The request for the loan comes at a time when both global and domestic credit rating agencies have downgraded the three firms, making debt costlier for them to raise. The companies have informed the oil ministry that if the foreign exchange loan does not materialise, it could disrupt the countrys import of crude oil. The loan sought is bigjust $1 billion short of the proposed global investment body that the government has been mulling for some time.
The public sector oil marketing companies have been issued oil bonds for the first quarter worth Rs 24,408 crore ($6.1 billion) to pay for their under-recoveries. But these will be released only in October after parliamentary vote. The foreign exchange loan will prove far less costly for the oil marketing companies than bank lending rates and, if approved, would be the largest deployment of the countrys reserves so far.

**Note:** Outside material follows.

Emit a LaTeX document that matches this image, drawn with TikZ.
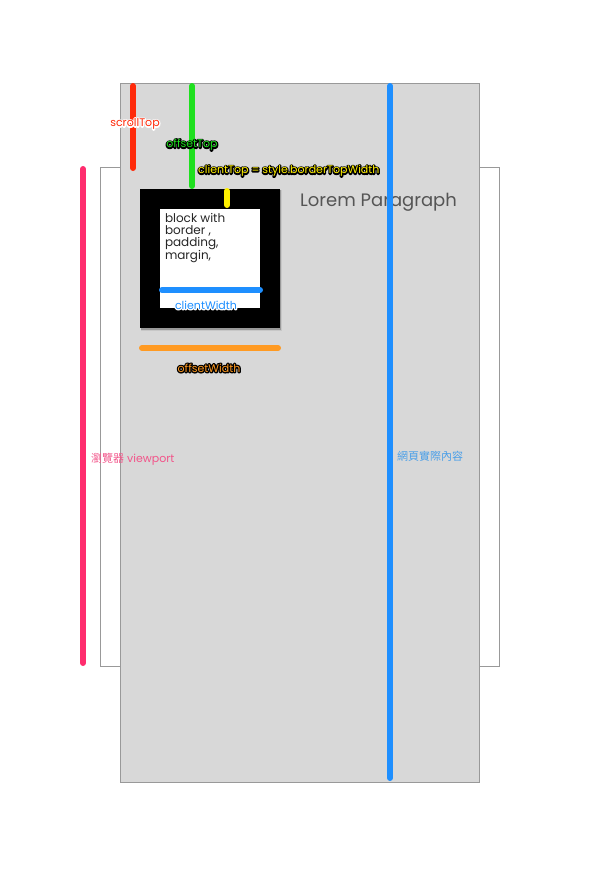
\documentclass[tikz,border=0pt]{standalone}
\usepackage{fontspec}
\setmainfont{Poppins}
\newfontfamily\cjkfont{Noto Sans CJK TC}
\usepackage{xcolor}
\usetikzlibrary{positioning}

\definecolor{pagegray}{HTML}{D8D8D8}
\definecolor{framegray}{HTML}{999999}
\definecolor{scrollred}{HTML}{FF2A0A}
\definecolor{offgreen}{HTML}{1EE01E}
\definecolor{contentblue}{HTML}{1E8FFF}
\definecolor{labelblue}{HTML}{4A9FE8}
\definecolor{viewpink}{HTML}{FF2D6E}
\definecolor{viewtext}{HTML}{F2558A}
\definecolor{widthorange}{HTML}{FF9A22}
\definecolor{topyellow}{HTML}{FFF000}
\definecolor{loremgray}{HTML}{555555}

% text with a stroked halo under it: #1 text colour, #2 halo colour
\newcommand{\halo}[3]{%
\rlap{\special{pdf:literal direct 1 Tr 2.6 w 1 j}{\color{#2}#3}\special{pdf:literal direct 0 Tr}}%
{\color{#1}#3}}

\begin{document}
\begin{tikzpicture}[
    x=1pt,
    y=-1pt,
    line cap=round
]

\tikzstyle{box}=[
    rectangle,
    anchor=north west,
    inner sep=0pt,
    outer sep=0pt
]
\tikzstyle{bar}=[
    line width=6pt
]
\tikzstyle{tag}=[
    inner sep=0pt,
    font=\fontsize{11}{11}\selectfont
]

\useasboundingbox (0,0) rectangle (600,889);

% viewport and page
\node[box, draw=framegray, fill=white, line width=1pt,
      minimum width=399pt, minimum height=499pt] (viewport) at (100,167) {};
\node[box, draw=framegray, fill=pagegray, line width=1pt,
      minimum width=359pt, minimum height=699pt] (page) at (120,83) {};

% the block
\fill[black!22] (141,190) rectangle (282,331);
\fill[black!40] (141,190) rectangle (281,330);
\node[box, fill=black, minimum width=140pt, minimum height=139pt] (block) at (140,189) {};
\node[box, fill=white, minimum width=100pt, minimum height=99pt] (inner) at (160,209) {};
\node[box, align=left, font=\fontsize{12}{12}\selectfont, text=black!85]
    (blocktext) at (165,213) {block with\\border ,\\padding,\\margin,};

\node[anchor=west, inner sep=0pt, font=\fontsize{18}{18}\selectfont, text=loremgray]
    (lorem) at (300,202) {Lorem Paragraph};

% end points of the bars
\coordinate (scrollA) at (133,86);
\coordinate (scrollB) at (133,168);
\coordinate (offtopA) at (192,86);
\coordinate (offtopB) at (192,186);
\coordinate (contentA) at (390,86);
\coordinate (contentB) at (390,778);
\coordinate (viewA) at (83,169);
\coordinate (viewB) at (83,663);
\coordinate (bordA) at (227,191);
\coordinate (bordB) at (227,205);
\coordinate (cwidthA) at (162,290);
\coordinate (cwidthB) at (260,290);
\coordinate (owidthA) at (142,348);
\coordinate (owidthB) at (278,348);

\draw[bar, scrollred] (scrollA) -- (scrollB);
\draw[bar, offgreen] (offtopA) -- (offtopB);
\draw[bar, contentblue] (contentA) -- (contentB);
\draw[bar, viewpink] (viewA) -- (viewB);
\draw[bar, topyellow] (bordA) -- (bordB);
\draw[bar, contentblue] (cwidthA) -- (cwidthB);
\draw[bar, widthorange] (owidthA) -- (owidthB);

% labels
\node[tag] (scrolltag) at (135,124) {\halo{scrollred}{white}{scrollTop}};
\node[tag] (offtoptag) at (192,145) {\halo{offgreen}{black}{offsetTop}};
\node[tag, anchor=west] (clienttoptag) at (198,171) {\halo{topyellow}{black}{clientTop = style.borderTopWidth}};
\node[tag] (cwidthtag) at (206,305) {\halo{contentblue}{white}{clientWidth}};
\node[tag] (owidthtag) at (209,368) {\halo{widthorange}{black}{offsetWidth}};
\node[tag, anchor=west, text=viewtext] (viewtag) at (91,459) {{\cjkfont 瀏覽器} viewport};
\node[tag, anchor=west, text=labelblue] (contenttag) at (397,456) {\cjkfont 網頁實際內容};

\end{tikzpicture}
\end{document}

The finance ministry and the government would have to decide if the loan could be considered an investment to improve the oil companies finances or would be tantamount to current expenditure. The companies are suffering the impact of massive rises in crude oil prices in the international market that they cannot pass on to consumers through retail prices. They also have the additional burden of selling LPG and kerosene at a massive subsidy.
Borrowings by the three oil companies have risen substantially from Rs 71,080 crore as on June 30, 2008 to Rs 92,200 crore by August 14, 2008, an increase of almost 30%. The companies financial situation had improved in June when RBI rung in the facility of special market operations, under which the oil bonds were made more attractive for banks to hold. But that facility was withdrawn on July 24, 2008.
A senior oil company official told FE that borrowings by the three firms are expected to increase by Rs 10,000 crore a month. Even if the facility of SMOs is revived, their borrowings will cumulatively rise to a massive Rs 1,03,200 crore by October, Rs 97,000 crore by November (falling due to the SMOs) and Rs 1,06,000 crore in December 2008. In order to reduce such borrowings, the oil companies have asked the government to issue oil bonds on a monthly basis after the release of bonds in October.
The oil companies have already told the petroleum ministry that if the oil bonds are not issued on time, payment of advance income tax would have to be made only on the basis of their cash profit (in other words, excluding oil bonds). Moreover, the three firms have also decided to defer payments to be made to ONGC, OIL, GAIL and MRPL for crude and product purchases. Furthermore, they have asked the government to defer excise duty payments without any interest or penalty.